I never went to the legendary Flashback club. I am so not a club person. In my entire life I haven’t once partied until I dropped. By the time the queens in this book were getting up for the day, I tend to be ready for my nap. A single glass of cheap wine will give me a next-day headache. The world of The Edmonton Queen was as much an alien landscape as any I’ve created in my fiction, or I’ve read about. And yet I shared weather, and terrain with these exotic beings. I could have visited, had I been inclined. Say that for Planet Vuvula!
I picked it off our bookshelf partly out of interest (of course!), in part because of that little intersection with our past, and because I am contemplating whether the next mystery novel, The Rain Garden, might include someone from that scene. Or, rather, it does–I just haven’t decided how she fits into the picture.
Hagin’s style flows nicely, I found myself comparing him favorably with John Barrowman’s autobiography, whose prose and content weren’t nearly as colorful. There’s delicious humor and wit. This hit my funnybone especially hard:
12:45 a.m. Meet in the ladies’ can at the pre-arranged time, in the handicapped cubicle. Squeeze everyone in. Sit on the floor, screaming with laughter at absolutely anything. Drop the acid. Pass around the hairspray. Stay until some dyke kicks you all out for reinforcing negative stereotypes of women. Leave in a huff.

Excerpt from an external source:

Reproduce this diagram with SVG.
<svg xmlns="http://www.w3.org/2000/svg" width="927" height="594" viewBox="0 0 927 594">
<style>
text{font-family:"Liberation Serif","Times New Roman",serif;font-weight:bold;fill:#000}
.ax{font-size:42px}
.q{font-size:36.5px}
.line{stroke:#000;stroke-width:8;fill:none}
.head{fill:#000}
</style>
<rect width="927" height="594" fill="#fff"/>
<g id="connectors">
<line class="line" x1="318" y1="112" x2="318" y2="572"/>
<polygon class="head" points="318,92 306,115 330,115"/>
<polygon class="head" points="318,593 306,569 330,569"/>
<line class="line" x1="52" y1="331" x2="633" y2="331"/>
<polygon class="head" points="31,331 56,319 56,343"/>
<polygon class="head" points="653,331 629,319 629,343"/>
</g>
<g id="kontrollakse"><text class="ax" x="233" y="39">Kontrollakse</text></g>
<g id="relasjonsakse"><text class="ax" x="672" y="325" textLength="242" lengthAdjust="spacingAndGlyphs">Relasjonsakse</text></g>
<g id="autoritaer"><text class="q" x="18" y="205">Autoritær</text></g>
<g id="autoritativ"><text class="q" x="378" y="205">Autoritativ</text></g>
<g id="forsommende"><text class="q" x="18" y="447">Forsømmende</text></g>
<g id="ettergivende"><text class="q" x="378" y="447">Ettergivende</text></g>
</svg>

What resonated most with me, not surprisingly, was the stuff about growing up queer in smalltown Alberta. As with these queens, that experience created in me a great need to get away, to reinvent, to find and nurture a truer self. The construction of alternate family, its evolution into something as complex and sometimes dysfunctional as any biopham, was familiar, too. As for the slow terrible parade of death that struck Hagin’s Family… well, I have been to a fair number of funerals these past few years.
One of the most interesting things about this anniversary edition, though, is that it has a long and fascinating coda. Hagin chased down the survivors of the Flashback days, and gave them a chance to offer their perspectives on his version of their shared history. He talks about what it was like to have published and then revisited a story that so many people had such a deep emotional stake in. In the process, he reveals the writer-as-Spiderman once again; his afterword is a textbook illustration of that Spidey saying, “with great power comes great responsibility.”

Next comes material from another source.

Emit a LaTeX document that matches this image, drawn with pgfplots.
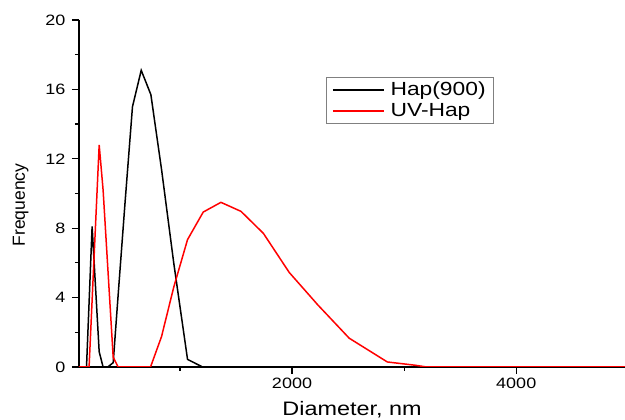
\documentclass[border=0pt]{standalone}
\usepackage{pgfplots}
\pgfplotsset{compat=1.18}
\usepackage{fontspec}
\setmainfont[FakeStretch=1.2]{Liberation Sans}
\newfontfamily\ylabfont{Liberation Sans}

\begin{document}
\begin{tikzpicture}
\begin{axis}[
  at={(79pt,53pt)}, anchor=south west,
  scale only axis, width=546pt, height=347pt,
  xmin=100, xmax=4970, ymin=0, ymax=20,
  axis lines=left, axis line style={-, line width=1.3pt},
  xtick={2000,4000}, minor xtick={1000,3000},
  ytick={0,4,...,20}, minor ytick={2,6,...,18},
  tick align=outside, major tick length=7pt, minor tick length=4pt,
  every tick/.style={black, line width=1.2pt},
  tick label style={font=\fontsize{15}{18}\selectfont},
  yticklabel style={xshift=-3pt},
  /pgf/number format/assume math mode=true,
  /pgf/number format/1000 sep={},
  xlabel={Diameter, nm}, ylabel={Frequency},
  xlabel style={font=\fontsize{19.5}{22}\selectfont, at={(axis description cs:0.5,-0.141)}, anchor=base},
  ylabel style={font=\ylabfont\fontsize{17.5}{20}\selectfont, at={(axis description cs:-0.099,0.467)}, anchor=base},
  legend style={at={(axis description cs:0.452,0.836)}, anchor=north west, draw=gray, line width=0.6pt,
    font=\fontsize{19}{21}\selectfont, inner xsep=6pt, inner ysep=3pt, row sep=2pt, column sep=4pt},
  legend cell align=left,
  legend image code/.code={\draw[#1] (0pt,0pt) -- (51pt,0pt);},
]
% Hap(900)
\addplot[black, line width=1.5pt] coordinates {
  (100,0) (167,0) (217,8.1) (280,0.88) (315,0) (357,0) (405,0.25) (452,4.4)
  (511,9.5) (577,15.0) (655,17.1) (741,15.7) (836,11.4) (945,6.0) (1068,0.44)
  (1202,0) (4970,0)
};
% UV-Hap
\addplot[red, line width=1.5pt] coordinates {
  (100,0) (190,0) (280,12.8) (315,10.2) (405,0.56) (449,0) (738,0) (836,1.75)
  (945,4.6) (1068,7.34) (1208,8.93) (1366,9.49) (1545,8.97) (1745,7.7)
  (1975,5.45) (2230,3.58) (2510,1.66) (2850,0.29) (3100,0.1) (3200,0) (4970,0)
};
\legend{Hap(900), UV-Hap}
\end{axis}
\pgfresetboundingbox
\path[use as bounding box] (0,0) rectangle (625pt,420pt);
\end{tikzpicture}
\end{document}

He told the stories, and he got some things wrong. He saw other things very differently from people who were present beside him in the very same moment. Watching him wrestle with that, and with balancing good storytelling against fairness, provides a deeply interesting behind-the-scenes look at what writing is and how it interacts with the real.
It is also genuinely affecting. You will laugh and cry. Don’t say you weren’t warned.